_Some records_
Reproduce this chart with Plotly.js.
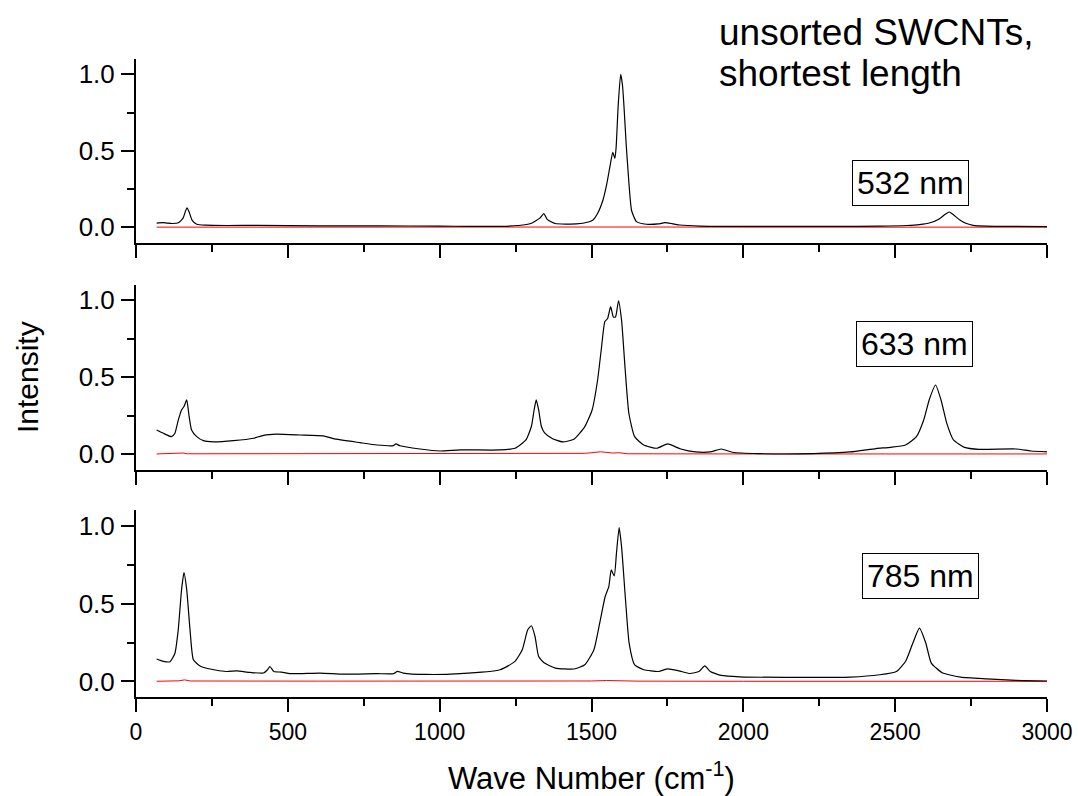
<!DOCTYPE html>
<html>
<head>
<meta charset="utf-8">
<script src="https://cdn.plot.ly/plotly-3.0.1.min.js"></script>
<style>html,body{margin:0;padding:0;background:#fff;}#chart{width:1078px;height:796px;}</style>
</head>
<body>
<div id="chart"></div>
<script>
// ---- 532 nm (top panel) ----
const x532 = [68, 90, 120, 140, 155, 162, 168, 175, 185, 200, 230, 300, 400, 600, 800, 1000, 1100, 1200, 1260, 1300, 1330, 1343, 1355, 1380, 1450, 1490, 1505, 1520, 1538, 1550, 1561, 1570, 1577, 1581, 1588, 1596, 1602, 1607, 1614, 1621, 1632, 1648, 1681, 1720, 1742, 1765, 1791, 1857, 2000, 2300, 2450, 2538, 2580, 2615, 2645, 2665, 2678, 2690, 2713, 2735, 2757, 2800, 2900, 3000];
const y532 = [0.028, 0.030, 0.025, 0.030, 0.060, 0.100, 0.128, 0.100, 0.045, 0.020, 0.014, 0.012, 0.013, 0.010, 0.009, 0.008, 0.006, 0.006, 0.012, 0.025, 0.060, 0.090, 0.050, 0.025, 0.022, 0.035, 0.048, 0.090, 0.180, 0.280, 0.400, 0.490, 0.450, 0.520, 0.800, 1.000, 0.930, 0.790, 0.550, 0.350, 0.110, 0.037, 0.020, 0.022, 0.030, 0.024, 0.015, 0.008, 0.006, 0.006, 0.008, 0.012, 0.018, 0.030, 0.055, 0.085, 0.100, 0.085, 0.048, 0.025, 0.013, 0.008, 0.006, 0.005];
const xRed532 = [68, 500, 1000, 1500, 1560, 1590, 1620, 1700, 2000, 2500, 3000];
const yRed532 = [0.001, 0.002, 0.001, 0.003, 0.006, 0.005, 0.003, 0.002, 0.001, 0.002, 0.001];

// ---- 633 nm (middle panel) ----
const x633 = [68, 90, 117, 128, 139, 150, 158, 167, 175, 183, 200, 222, 255, 321, 387, 420, 463, 540, 617, 650, 738, 793, 847, 856, 869, 935, 1001, 1067, 1199, 1248, 1284, 1302, 1311, 1318, 1326, 1335, 1345, 1369, 1405, 1442, 1478, 1502, 1520, 1532, 1544, 1553, 1563, 1572, 1579, 1589, 1599, 1611, 1623, 1642, 1672, 1715, 1751, 1794, 1842, 1891, 1927, 1964, 2049, 2231, 2352, 2437, 2485, 2534, 2570, 2594, 2612, 2633, 2651, 2670, 2692, 2728, 2777, 2898, 2947, 3000];
const y633 = [0.157, 0.136, 0.114, 0.136, 0.220, 0.287, 0.310, 0.352, 0.244, 0.157, 0.114, 0.088, 0.080, 0.088, 0.104, 0.123, 0.130, 0.125, 0.119, 0.101, 0.075, 0.060, 0.056, 0.067, 0.055, 0.034, 0.021, 0.028, 0.028, 0.039, 0.093, 0.180, 0.287, 0.352, 0.287, 0.180, 0.140, 0.104, 0.080, 0.097, 0.179, 0.287, 0.480, 0.676, 0.860, 0.880, 0.957, 0.890, 0.890, 0.995, 0.870, 0.546, 0.266, 0.114, 0.060, 0.039, 0.067, 0.034, 0.015, 0.015, 0.034, 0.013, 0.004, 0.004, 0.015, 0.037, 0.045, 0.060, 0.114, 0.222, 0.352, 0.449, 0.352, 0.200, 0.093, 0.045, 0.032, 0.034, 0.021, 0.015];
const xRed633 = [68, 140, 155, 170, 500, 1000, 1480, 1530, 1570, 1590, 1620, 2000, 2500, 3000];
const yRed633 = [0.002, 0.004, 0.008, 0.003, 0.004, 0.002, 0.006, 0.016, 0.008, 0.010, 0.003, 0.002, 0.003, 0.002];

// ---- 785 nm (bottom panel) ----
const x785 = [68, 90, 112, 128, 139, 150, 158, 167, 178, 189, 211, 244, 299, 332, 376, 420, 433, 441, 454, 479, 507, 606, 683, 793, 848, 861, 880, 957, 1067, 1199, 1248, 1272, 1290, 1302, 1314, 1326, 1345, 1381, 1442, 1478, 1508, 1527, 1545, 1557, 1565, 1575, 1582, 1591, 1599, 1612, 1624, 1642, 1672, 1721, 1751, 1788, 1824, 1854, 1873, 1891, 1927, 1988, 2170, 2352, 2449, 2504, 2534, 2558, 2580, 2601, 2619, 2655, 2716, 2801, 2898, 3000];
const y785 = [0.144, 0.129, 0.127, 0.180, 0.330, 0.590, 0.700, 0.590, 0.330, 0.139, 0.100, 0.080, 0.064, 0.068, 0.058, 0.054, 0.075, 0.096, 0.064, 0.060, 0.050, 0.054, 0.047, 0.050, 0.050, 0.065, 0.054, 0.045, 0.050, 0.075, 0.129, 0.204, 0.332, 0.358, 0.289, 0.160, 0.118, 0.086, 0.080, 0.107, 0.204, 0.375, 0.546, 0.610, 0.717, 0.679, 0.820, 0.989, 0.867, 0.525, 0.246, 0.107, 0.075, 0.064, 0.081, 0.068, 0.051, 0.064, 0.100, 0.064, 0.039, 0.030, 0.026, 0.028, 0.043, 0.064, 0.128, 0.246, 0.343, 0.246, 0.118, 0.056, 0.028, 0.017, 0.007, 0.003];
const xRed785 = [68, 140, 160, 180, 600, 1000, 1500, 1550, 1590, 1650, 2000, 2580, 3000];
const yRed785 = [0.001, 0.004, 0.010, 0.003, 0.002, 0.001, 0.003, 0.006, 0.004, 0.002, 0.001, 0.003, 0.001];

const laserLabels = ['532 nm', '633 nm', '785 nm'];
const labelX = [2549, 2565, 2583];
const labelY = [0.29, 0.717, 0.676];
const xTicks = [0, 500, 1000, 1500, 2000, 2500, 3000];
const yTicks = [0, 0.5, 1.0];

const FONT = 'Liberation Sans, Arial, sans-serif';

function blk(x, y, xa, ya) {
  return {x: x, y: y, xaxis: xa, yaxis: ya, type: 'scatter', mode: 'lines',
          line: {color: '#000', width: 1.2, shape: 'spline', smoothing: 0.5}, hoverinfo: 'skip', showlegend: false};
}
function red(x, y, xa, ya) {
  return {x: x, y: y, xaxis: xa, yaxis: ya, type: 'scatter', mode: 'lines',
          line: {color: '#ff0000', width: 1}, hoverinfo: 'skip', showlegend: false};
}

const data = [
  red(xRed532, yRed532, 'x', 'y'), blk(x532, y532, 'x', 'y'),
  red(xRed633, yRed633, 'x2', 'y2'), blk(x633, y633, 'x2', 'y2'),
  red(xRed785, yRed785, 'x3', 'y3'), blk(x785, y785, 'x3', 'y3')
];

function xax(anchor, labels) {
  return {
    anchor: anchor, range: [0, 3000], tickvals: xTicks, ticktext: xTicks.map(String),
    showticklabels: labels, showline: true, linewidth: 2, linecolor: '#000',
    ticks: 'outside', ticklen: 13, tickwidth: 2, tickcolor: '#000',
    minor: {dtick: 250, tick0: 0, ticks: 'outside', ticklen: 7, tickwidth: 2, tickcolor: '#000'},
    showgrid: false, zeroline: false, fixedrange: true,
    tickfont: {family: FONT, size: 23, color: '#000'}, ticklabelstandoff: 0
  };
}
function yax(anchor, domain) {
  return {
    anchor: anchor, domain: domain, range: [-0.1, 1.1], tickvals: yTicks,
    ticktext: yTicks.map(v => v.toFixed(1)),
    showline: true, linewidth: 2, linecolor: '#000',
    ticks: 'outside', ticklen: 13, tickwidth: 2, tickcolor: '#000',
    minor: {tickvals: [0.25, 0.75], ticks: 'outside', ticklen: 7, tickwidth: 2, tickcolor: '#000'},
    showgrid: false, zeroline: false, fixedrange: true,
    tickfont: {family: FONT, size: 26, color: '#000'}, ticklabelstandoff: 1
  };
}

const annotations = laserLabels.map((t, i) => ({
  text: t, xref: i === 0 ? 'x' : 'x' + (i + 1), yref: i === 0 ? 'y' : 'y' + (i + 1),
  x: labelX[i], y: labelY[i], showarrow: false, xanchor: 'center', yanchor: 'middle',
  font: {family: FONT, size: 32, color: '#000'}, bordercolor: '#000', borderwidth: 1,
  borderpad: 4, bgcolor: '#fff'
}));
annotations.push(
  {text: 'unsorted SWCNTs,', xref: 'paper', yref: 'paper', x: 0.6378, y: 1.0408,
   xanchor: 'left', yanchor: 'middle', showarrow: false, font: {family: FONT, size: 37, color: '#000'}},
  {text: 'shortest length', xref: 'paper', yref: 'paper', x: 0.6378, y: 0.9765,
   xanchor: 'left', yanchor: 'middle', showarrow: false, font: {family: FONT, size: 37, color: '#000'}},
  {text: 'Intensity', xref: 'paper', yref: 'paper', x: -0.1185, y: 0.5016, textangle: -90,
   xanchor: 'center', yanchor: 'middle', showarrow: false, font: {family: FONT, size: 30, color: '#000'}},
  {text: 'Wave Number (cm<sup>-1</sup>)', xref: 'paper', yref: 'paper', x: 0.5, y: -0.124,
   xanchor: 'center', yanchor: 'middle', showarrow: false, font: {family: FONT, size: 31, color: '#000'}}
);

const layout = {
  width: 1078, height: 796,
  margin: {l: 136, r: 31, t: 59, b: 99},
  paper_bgcolor: '#fff', plot_bgcolor: '#fff',
  showlegend: false,
  xaxis: xax('y', false),
  xaxis2: xax('y2', false),
  xaxis3: xax('y3', true),
  yaxis: yax('x', [0.7122, 1.0]),
  yaxis2: yax('x2', [0.3563, 0.6464]),
  yaxis3: yax('x3', [0, 0.2925]),
  annotations: annotations
};

Plotly.newPlot('chart', data, layout, {displayModeBar: false, staticPlot: true});
</script>
</body>
</html>
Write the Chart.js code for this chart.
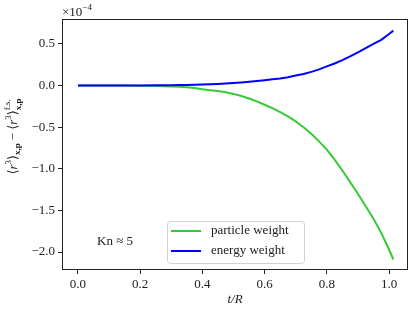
<!DOCTYPE html>
<html>
<head>
<meta charset="utf-8">
<script src="https://cdn.jsdelivr.net/npm/chart.js@4.4.1/dist/chart.umd.min.js"></script>
<style>
  html, body { margin: 0; padding: 0; background: #fff; }
  #wrap { width: 415px; height: 314px; }
</style>
</head>
<body>
<div id="wrap"><canvas id="chart" width="415" height="314"></canvas></div>
<script>
// temps réduit t/R
const tR = [0, 0.05, 0.1, 0.15, 0.2, 0.25, 0.3, 0.325, 0.35, 0.375, 0.4, 0.425, 0.45, 0.475,
  0.5, 0.525, 0.55, 0.575, 0.6, 0.625, 0.65, 0.675, 0.7, 0.725, 0.75, 0.775, 0.8, 0.825,
  0.85, 0.875, 0.9, 0.925, 0.95, 0.975, 1.0, 1.014];

// écart <r^3>, en unités de 1e-4
const particleWeight = [0, 0, 0, 0, -0.002, -0.005, -0.01, -0.015, -0.02, -0.03, -0.045, -0.055,
  -0.065, -0.08, -0.10, -0.125, -0.155, -0.19, -0.23, -0.27, -0.32, -0.37, -0.43, -0.50, -0.58,
  -0.67, -0.77, -0.89, -1.02, -1.16, -1.30, -1.45, -1.60, -1.77, -1.97, -2.09];
const energyWeight = [0, 0, 0, 0.001, 0.002, 0.003, 0.005, 0.006, 0.008, 0.010, 0.012, 0.016,
  0.02, 0.025, 0.03, 0.037, 0.045, 0.055, 0.065, 0.075, 0.085, 0.10, 0.12, 0.14, 0.165, 0.195,
  0.23, 0.265, 0.305, 0.35, 0.40, 0.45, 0.50, 0.55, 0.62, 0.66];

const seriesLabels = ['particle weight', 'energy weight'];
const xTicks = [0.0, 0.2, 0.4, 0.6, 0.8, 1.0];
const yTicks = [-2.0, -1.5, -1.0, -0.5, 0.0, 0.5];

const SERIF = '"Liberation Serif", "DejaVu Serif", serif';
const INK = '#222';

function pts(ys) {
  return tR.map((x, i) => ({ x: x, y: ys[i] }));
}

function fmt(v) {
  return v.toFixed(1).replace('-', '\u2212');
}

// petits morceaux de texte avec indices / exposants
function drawRuns(ctx, runs, x, y) {
  let cx = x;
  runs.forEach(r => {
    ctx.font = r.font;
    ctx.fillText(r.t, cx, y + (r.dy || 0));
    if (!r.stack) cx += ctx.measureText(r.t).width + (r.gap || 0);
  });
  return cx;
}
function runsWidth(ctx, runs) {
  let w = 0;
  runs.forEach(r => {
    ctx.font = r.font;
    if (!r.stack) w += ctx.measureText(r.t).width + (r.gap || 0);
  });
  return w;
}

const decor = {
  id: 'decor',
  afterDraw(chart) {
    const ctx = chart.ctx;
    const a = chart.chartArea;
    ctx.save();
    // cadre
    ctx.strokeStyle = INK;
    ctx.lineWidth = 1;
    ctx.strokeRect(Math.round(a.left) + 0.5, Math.round(a.top) + 0.5,
      Math.round(a.right - a.left) - 1, Math.round(a.bottom - a.top) - 1);

    ctx.fillStyle = INK;
    ctx.textBaseline = 'alphabetic';
    ctx.textAlign = 'left';

    // multiplicateur
    drawRuns(ctx, [
      { t: '\u00d710', font: '13px ' + SERIF },
      { t: '\u22124', font: '9px ' + SERIF, dy: -6 }
    ], a.left, 16);

    // Kn
    ctx.font = '13px ' + SERIF;
    ctx.fillText('Kn \u2248 5', 97, 245);

    // titre axe x
    ctx.font = 'italic 13px ' + SERIF;
    ctx.textAlign = 'center';
    ctx.fillText('t/R', (a.left + a.right) / 2, 303);

    // titre axe y
    const big = '13px ' + SERIF, ital = 'italic 13px ' + SERIF;
    const sm = '9px ' + SERIF, smb = 'bold 9px ' + SERIF;
    const runs = [
      { t: '\u27e8', font: big },
      { t: 'r', font: ital },
      { t: '3', font: sm, dy: -6 },
      { t: '\u27e9', font: big },
      { t: 'x,p', font: smb, dy: 3, gap: 3 },
      { t: '\u2212', font: big, gap: 3 },
      { t: '\u27e8', font: big },
      { t: 'r', font: ital },
      { t: '3', font: sm, dy: -6 },
      { t: '\u27e9', font: big },
      { t: 'f.s.', font: sm, dy: -7, stack: true },
      { t: 'x,p', font: smb, dy: 4 }
    ];
    ctx.textAlign = 'left';
    const w = runsWidth(ctx, runs);
    ctx.translate(17, (a.top + a.bottom) / 2 - 8);
    ctx.rotate(-Math.PI / 2);
    drawRuns(ctx, runs, -w / 2, 0);
    ctx.setTransform(1, 0, 0, 1, 0, 0);

    // légende
    const lx = 167, ly = 221, lw = 137, lh = 42;
    ctx.beginPath();
    ctx.roundRect(lx + 0.5, ly + 0.5, lw, lh, 3);
    ctx.fillStyle = 'rgba(255,255,255,0.85)';
    ctx.fill();
    ctx.strokeStyle = '#d0d0d0';
    ctx.stroke();
    chart.data.datasets.forEach((ds, i) => {
      const yy = 231 + i * 20;
      ctx.strokeStyle = ds.borderColor;
      ctx.lineWidth = 2;
      ctx.beginPath();
      ctx.moveTo(171, yy);
      ctx.lineTo(201, yy);
      ctx.stroke();
      ctx.fillStyle = INK;
      ctx.font = '13px ' + SERIF;
      ctx.textBaseline = 'middle';
      ctx.fillText(ds.label, 211, yy);
    });
    ctx.restore();
  }
};

new Chart(document.getElementById('chart'), {
  type: 'line',
  data: {
    datasets: [
      { label: seriesLabels[0], data: pts(particleWeight), borderColor: '#33cc33',
        borderWidth: 2, pointRadius: 0, fill: false, order: 1 },
      { label: seriesLabels[1], data: pts(energyWeight), borderColor: '#0000ff',
        borderWidth: 2, pointRadius: 0, fill: false, order: 0 }
    ]
  },
  options: {
    responsive: false,
    animation: false,
    layout: { padding: { top: 19, right: 7, left: 0, bottom: 0 } },
    plugins: { legend: { display: false }, tooltip: { enabled: false } },
    scales: {
      x: {
        type: 'linear',
        min: -0.0514,
        max: 1.061,
        afterBuildTicks: s => { s.ticks = xTicks.map(v => ({ value: v })); },
        afterFit: s => { s.height = 44; },
        grid: { drawOnChartArea: false, drawTicks: true, tickLength: 4, color: INK },
        border: { display: false },
        ticks: { color: INK, padding: 3, maxRotation: 0, font: { family: SERIF, size: 13 },
          callback: v => fmt(v) }
      },
      y: {
        type: 'linear',
        min: -2.216,
        max: 0.80,
        afterBuildTicks: s => { s.ticks = yTicks.map(v => ({ value: v })); },
        afterFit: s => { s.width = 62; },
        grid: { drawOnChartArea: false, drawTicks: true, tickLength: 4, color: INK },
        border: { display: false },
        ticks: { color: INK, padding: 3, font: { family: SERIF, size: 13 },
          callback: v => fmt(v) }
      }
    }
  },
  plugins: [decor]
});
</script>
</body>
</html>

_TO DO_
Copy out every line of the data that includes "this".

_OUTPUT OF THE EXERCISE_
Reproduce this chart with Plotly.js.
Write the Chart.js code for this chart.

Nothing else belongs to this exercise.